What do the lines from the top of the data through the line with "(69,95) -- (69,323);" say? Quote them exactly and include both ends.

- MATERIAL PROVIDED
⟨

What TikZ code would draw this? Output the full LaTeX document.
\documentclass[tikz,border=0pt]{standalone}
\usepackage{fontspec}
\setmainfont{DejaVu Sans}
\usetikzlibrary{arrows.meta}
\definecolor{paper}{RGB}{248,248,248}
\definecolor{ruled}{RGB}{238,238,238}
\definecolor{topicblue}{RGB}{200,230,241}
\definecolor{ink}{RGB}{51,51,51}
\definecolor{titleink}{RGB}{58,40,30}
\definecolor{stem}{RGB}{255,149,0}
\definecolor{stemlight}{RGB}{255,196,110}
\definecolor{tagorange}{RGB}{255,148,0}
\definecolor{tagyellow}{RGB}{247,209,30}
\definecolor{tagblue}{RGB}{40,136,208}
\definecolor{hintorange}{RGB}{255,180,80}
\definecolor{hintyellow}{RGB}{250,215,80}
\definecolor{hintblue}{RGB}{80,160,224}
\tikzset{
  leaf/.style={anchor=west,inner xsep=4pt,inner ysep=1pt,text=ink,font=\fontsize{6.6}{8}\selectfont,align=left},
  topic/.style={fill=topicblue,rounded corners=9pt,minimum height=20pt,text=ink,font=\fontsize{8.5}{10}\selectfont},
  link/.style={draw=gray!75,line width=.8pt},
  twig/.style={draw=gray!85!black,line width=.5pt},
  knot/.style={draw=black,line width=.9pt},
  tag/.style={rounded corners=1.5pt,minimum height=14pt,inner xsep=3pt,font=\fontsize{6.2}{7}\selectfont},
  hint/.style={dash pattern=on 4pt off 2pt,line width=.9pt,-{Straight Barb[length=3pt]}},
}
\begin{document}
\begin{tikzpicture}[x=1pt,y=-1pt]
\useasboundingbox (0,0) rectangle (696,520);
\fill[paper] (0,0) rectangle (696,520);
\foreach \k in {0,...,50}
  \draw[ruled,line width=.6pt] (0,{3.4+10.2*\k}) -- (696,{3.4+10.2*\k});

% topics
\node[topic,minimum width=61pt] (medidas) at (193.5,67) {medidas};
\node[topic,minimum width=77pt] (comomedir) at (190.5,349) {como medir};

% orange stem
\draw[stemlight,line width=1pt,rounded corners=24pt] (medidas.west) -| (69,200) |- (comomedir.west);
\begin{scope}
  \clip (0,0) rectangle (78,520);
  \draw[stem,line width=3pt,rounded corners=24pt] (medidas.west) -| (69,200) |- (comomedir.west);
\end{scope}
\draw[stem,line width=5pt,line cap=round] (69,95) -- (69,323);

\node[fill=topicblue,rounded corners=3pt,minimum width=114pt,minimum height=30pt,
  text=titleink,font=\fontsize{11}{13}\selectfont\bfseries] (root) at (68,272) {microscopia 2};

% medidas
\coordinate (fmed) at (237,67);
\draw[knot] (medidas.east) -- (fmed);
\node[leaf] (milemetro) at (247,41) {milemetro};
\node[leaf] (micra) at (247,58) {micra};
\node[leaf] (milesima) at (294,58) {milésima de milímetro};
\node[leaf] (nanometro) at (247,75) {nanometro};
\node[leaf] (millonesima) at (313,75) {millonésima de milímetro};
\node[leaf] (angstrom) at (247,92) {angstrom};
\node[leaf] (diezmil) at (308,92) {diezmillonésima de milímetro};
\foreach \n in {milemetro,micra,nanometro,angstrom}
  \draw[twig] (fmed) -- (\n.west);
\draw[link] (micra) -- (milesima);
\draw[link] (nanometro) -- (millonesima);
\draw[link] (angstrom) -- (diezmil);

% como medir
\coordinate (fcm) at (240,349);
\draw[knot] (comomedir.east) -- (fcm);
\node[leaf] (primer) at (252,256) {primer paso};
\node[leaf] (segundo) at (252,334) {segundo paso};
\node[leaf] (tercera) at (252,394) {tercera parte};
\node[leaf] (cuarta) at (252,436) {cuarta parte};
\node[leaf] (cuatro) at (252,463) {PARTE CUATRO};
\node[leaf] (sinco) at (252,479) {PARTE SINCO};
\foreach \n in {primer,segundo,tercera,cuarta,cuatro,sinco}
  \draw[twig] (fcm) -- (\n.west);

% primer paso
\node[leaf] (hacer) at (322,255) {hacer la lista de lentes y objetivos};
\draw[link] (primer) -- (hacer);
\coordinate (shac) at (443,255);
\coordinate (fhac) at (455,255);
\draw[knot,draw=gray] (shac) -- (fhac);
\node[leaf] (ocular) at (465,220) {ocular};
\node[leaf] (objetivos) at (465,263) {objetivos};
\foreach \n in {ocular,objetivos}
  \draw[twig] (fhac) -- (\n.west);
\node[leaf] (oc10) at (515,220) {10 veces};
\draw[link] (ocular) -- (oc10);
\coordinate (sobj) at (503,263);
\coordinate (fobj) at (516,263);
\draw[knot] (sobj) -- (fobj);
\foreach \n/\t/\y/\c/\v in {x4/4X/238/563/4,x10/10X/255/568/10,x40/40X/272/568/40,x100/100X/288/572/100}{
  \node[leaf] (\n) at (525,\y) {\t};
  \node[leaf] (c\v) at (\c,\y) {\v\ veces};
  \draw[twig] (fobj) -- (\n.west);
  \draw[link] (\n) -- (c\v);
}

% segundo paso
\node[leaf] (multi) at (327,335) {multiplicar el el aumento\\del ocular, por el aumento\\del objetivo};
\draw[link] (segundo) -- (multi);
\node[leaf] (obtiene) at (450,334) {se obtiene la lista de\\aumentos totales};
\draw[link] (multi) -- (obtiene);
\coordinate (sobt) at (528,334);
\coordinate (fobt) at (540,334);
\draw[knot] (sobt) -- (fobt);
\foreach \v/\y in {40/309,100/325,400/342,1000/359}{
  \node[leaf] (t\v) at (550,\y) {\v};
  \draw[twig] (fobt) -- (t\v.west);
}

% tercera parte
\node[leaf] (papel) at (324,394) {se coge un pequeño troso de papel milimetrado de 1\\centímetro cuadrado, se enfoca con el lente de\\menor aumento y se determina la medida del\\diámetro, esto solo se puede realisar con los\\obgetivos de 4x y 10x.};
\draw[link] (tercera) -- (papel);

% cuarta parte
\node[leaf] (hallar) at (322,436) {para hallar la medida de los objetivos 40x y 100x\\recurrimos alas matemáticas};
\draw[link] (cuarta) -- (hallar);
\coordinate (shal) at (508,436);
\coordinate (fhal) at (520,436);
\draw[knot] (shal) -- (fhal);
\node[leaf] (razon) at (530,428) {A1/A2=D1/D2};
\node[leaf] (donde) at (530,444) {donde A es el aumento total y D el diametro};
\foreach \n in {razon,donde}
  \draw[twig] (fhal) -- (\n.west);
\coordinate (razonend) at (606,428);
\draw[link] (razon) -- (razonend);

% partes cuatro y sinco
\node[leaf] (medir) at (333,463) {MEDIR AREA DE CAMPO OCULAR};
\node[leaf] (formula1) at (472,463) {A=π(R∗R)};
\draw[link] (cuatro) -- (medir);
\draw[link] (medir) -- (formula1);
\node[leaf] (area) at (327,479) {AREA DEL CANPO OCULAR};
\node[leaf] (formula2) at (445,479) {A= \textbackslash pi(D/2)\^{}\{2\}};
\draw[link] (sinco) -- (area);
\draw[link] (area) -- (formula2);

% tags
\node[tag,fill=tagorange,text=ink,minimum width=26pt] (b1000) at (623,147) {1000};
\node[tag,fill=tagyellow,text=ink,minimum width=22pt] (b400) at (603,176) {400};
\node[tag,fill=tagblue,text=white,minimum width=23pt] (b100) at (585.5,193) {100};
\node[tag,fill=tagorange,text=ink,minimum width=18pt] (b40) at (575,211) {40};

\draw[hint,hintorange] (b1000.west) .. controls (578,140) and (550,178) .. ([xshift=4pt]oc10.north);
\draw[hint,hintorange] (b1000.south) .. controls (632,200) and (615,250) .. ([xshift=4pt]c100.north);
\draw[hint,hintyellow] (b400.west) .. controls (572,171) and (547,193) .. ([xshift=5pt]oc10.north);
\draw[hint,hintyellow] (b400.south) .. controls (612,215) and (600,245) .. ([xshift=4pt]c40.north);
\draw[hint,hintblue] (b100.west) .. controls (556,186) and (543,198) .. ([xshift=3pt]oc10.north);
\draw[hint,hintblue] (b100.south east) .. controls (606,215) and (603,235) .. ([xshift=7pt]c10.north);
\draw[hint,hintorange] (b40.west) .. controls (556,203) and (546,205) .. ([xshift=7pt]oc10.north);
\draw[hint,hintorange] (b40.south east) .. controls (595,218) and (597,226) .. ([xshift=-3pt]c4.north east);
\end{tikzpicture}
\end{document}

⟩

- TASK RESPONSE
What TikZ code would draw this? Output the full LaTeX document.
\documentclass[tikz,border=0pt]{standalone}
\usepackage{fontspec}
\setmainfont{DejaVu Sans}
\usetikzlibrary{arrows.meta}
\definecolor{paper}{RGB}{248,248,248}
\definecolor{ruled}{RGB}{238,238,238}
\definecolor{topicblue}{RGB}{200,230,241}
\definecolor{ink}{RGB}{51,51,51}
\definecolor{titleink}{RGB}{58,40,30}
\definecolor{stem}{RGB}{255,149,0}
\definecolor{stemlight}{RGB}{255,196,110}
\definecolor{tagorange}{RGB}{255,148,0}
\definecolor{tagyellow}{RGB}{247,209,30}
\definecolor{tagblue}{RGB}{40,136,208}
\definecolor{hintorange}{RGB}{255,180,80}
\definecolor{hintyellow}{RGB}{250,215,80}
\definecolor{hintblue}{RGB}{80,160,224}
\tikzset{
  leaf/.style={anchor=west,inner xsep=4pt,inner ysep=1pt,text=ink,font=\fontsize{6.6}{8}\selectfont,align=left},
  topic/.style={fill=topicblue,rounded corners=9pt,minimum height=20pt,text=ink,font=\fontsize{8.5}{10}\selectfont},
  link/.style={draw=gray!75,line width=.8pt},
  twig/.style={draw=gray!85!black,line width=.5pt},
  knot/.style={draw=black,line width=.9pt},
  tag/.style={rounded corners=1.5pt,minimum height=14pt,inner xsep=3pt,font=\fontsize{6.2}{7}\selectfont},
  hint/.style={dash pattern=on 4pt off 2pt,line width=.9pt,-{Straight Barb[length=3pt]}},
}
\begin{document}
\begin{tikzpicture}[x=1pt,y=-1pt]
\useasboundingbox (0,0) rectangle (696,520);
\fill[paper] (0,0) rectangle (696,520);
\foreach \k in {0,...,50}
  \draw[ruled,line width=.6pt] (0,{3.4+10.2*\k}) -- (696,{3.4+10.2*\k});

% topics
\node[topic,minimum width=61pt] (medidas) at (193.5,67) {medidas};
\node[topic,minimum width=77pt] (comomedir) at (190.5,349) {como medir};

% orange stem
\draw[stemlight,line width=1pt,rounded corners=24pt] (medidas.west) -| (69,200) |- (comomedir.west);
\begin{scope}
  \clip (0,0) rectangle (78,520);
  \draw[stem,line width=3pt,rounded corners=24pt] (medidas.west) -| (69,200) |- (comomedir.west);
\end{scope}
\draw[stem,line width=5pt,line cap=round] (69,95) -- (69,323);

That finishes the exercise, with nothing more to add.